━━ SOURCE MATERIAL

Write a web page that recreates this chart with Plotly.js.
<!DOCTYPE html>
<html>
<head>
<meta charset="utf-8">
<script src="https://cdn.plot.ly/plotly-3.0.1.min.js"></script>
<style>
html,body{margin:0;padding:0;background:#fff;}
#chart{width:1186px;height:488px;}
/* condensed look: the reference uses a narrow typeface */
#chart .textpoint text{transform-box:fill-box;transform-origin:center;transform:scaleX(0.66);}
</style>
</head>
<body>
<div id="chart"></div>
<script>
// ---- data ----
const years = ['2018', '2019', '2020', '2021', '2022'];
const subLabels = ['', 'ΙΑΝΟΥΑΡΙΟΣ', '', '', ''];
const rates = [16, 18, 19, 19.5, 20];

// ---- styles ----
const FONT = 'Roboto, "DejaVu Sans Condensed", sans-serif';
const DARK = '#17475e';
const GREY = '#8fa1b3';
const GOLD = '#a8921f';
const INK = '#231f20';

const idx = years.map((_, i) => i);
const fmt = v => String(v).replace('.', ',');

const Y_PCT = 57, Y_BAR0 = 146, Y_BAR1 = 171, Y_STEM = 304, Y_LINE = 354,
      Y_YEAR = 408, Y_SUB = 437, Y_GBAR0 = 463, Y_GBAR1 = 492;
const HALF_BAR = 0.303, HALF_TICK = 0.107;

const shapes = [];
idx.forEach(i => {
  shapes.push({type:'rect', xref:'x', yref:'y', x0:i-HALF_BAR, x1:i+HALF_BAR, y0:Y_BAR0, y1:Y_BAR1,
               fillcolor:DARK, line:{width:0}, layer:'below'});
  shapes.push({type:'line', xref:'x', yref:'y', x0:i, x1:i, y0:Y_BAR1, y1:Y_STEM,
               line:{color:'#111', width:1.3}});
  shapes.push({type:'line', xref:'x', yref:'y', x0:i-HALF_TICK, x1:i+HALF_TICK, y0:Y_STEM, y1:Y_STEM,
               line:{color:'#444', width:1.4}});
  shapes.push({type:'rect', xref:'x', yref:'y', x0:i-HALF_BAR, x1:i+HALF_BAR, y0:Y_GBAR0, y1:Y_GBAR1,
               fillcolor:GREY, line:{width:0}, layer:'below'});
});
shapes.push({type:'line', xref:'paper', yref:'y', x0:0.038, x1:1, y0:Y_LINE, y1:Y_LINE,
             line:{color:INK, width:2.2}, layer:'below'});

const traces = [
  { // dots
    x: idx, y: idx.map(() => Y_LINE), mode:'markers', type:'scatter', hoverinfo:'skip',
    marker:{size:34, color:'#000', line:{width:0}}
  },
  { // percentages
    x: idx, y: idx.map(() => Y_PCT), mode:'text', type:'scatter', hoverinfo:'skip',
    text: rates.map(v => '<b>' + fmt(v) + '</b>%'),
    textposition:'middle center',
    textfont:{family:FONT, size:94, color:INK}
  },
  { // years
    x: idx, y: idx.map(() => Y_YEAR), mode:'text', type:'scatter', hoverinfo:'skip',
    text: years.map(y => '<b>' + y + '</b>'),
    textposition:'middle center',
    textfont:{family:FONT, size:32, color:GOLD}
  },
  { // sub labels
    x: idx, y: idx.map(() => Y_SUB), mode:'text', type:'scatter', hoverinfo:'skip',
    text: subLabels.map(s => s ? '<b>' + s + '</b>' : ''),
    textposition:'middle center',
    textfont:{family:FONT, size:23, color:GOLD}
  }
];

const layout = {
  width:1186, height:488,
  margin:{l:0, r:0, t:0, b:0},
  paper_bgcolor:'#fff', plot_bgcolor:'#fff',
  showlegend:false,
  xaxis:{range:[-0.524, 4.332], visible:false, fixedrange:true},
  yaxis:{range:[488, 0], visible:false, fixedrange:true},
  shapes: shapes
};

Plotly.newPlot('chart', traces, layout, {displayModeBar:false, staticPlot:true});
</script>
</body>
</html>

━━━━

THE PROBLEM. Only the lines from the beginning of the material above through the line with "const rates = [16, 18, 19, 19.5, 20];" are wanted; extract them exactly.

RESULT.
Write a web page that recreates this chart with Plotly.js.
<!DOCTYPE html>
<html>
<head>
<meta charset="utf-8">
<script src="https://cdn.plot.ly/plotly-3.0.1.min.js"></script>
<style>
html,body{margin:0;padding:0;background:#fff;}
#chart{width:1186px;height:488px;}
/* condensed look: the reference uses a narrow typeface */
#chart .textpoint text{transform-box:fill-box;transform-origin:center;transform:scaleX(0.66);}
</style>
</head>
<body>
<div id="chart"></div>
<script>
// ---- data ----
const years = ['2018', '2019', '2020', '2021', '2022'];
const subLabels = ['', 'ΙΑΝΟΥΑΡΙΟΣ', '', '', ''];
const rates = [16, 18, 19, 19.5, 20];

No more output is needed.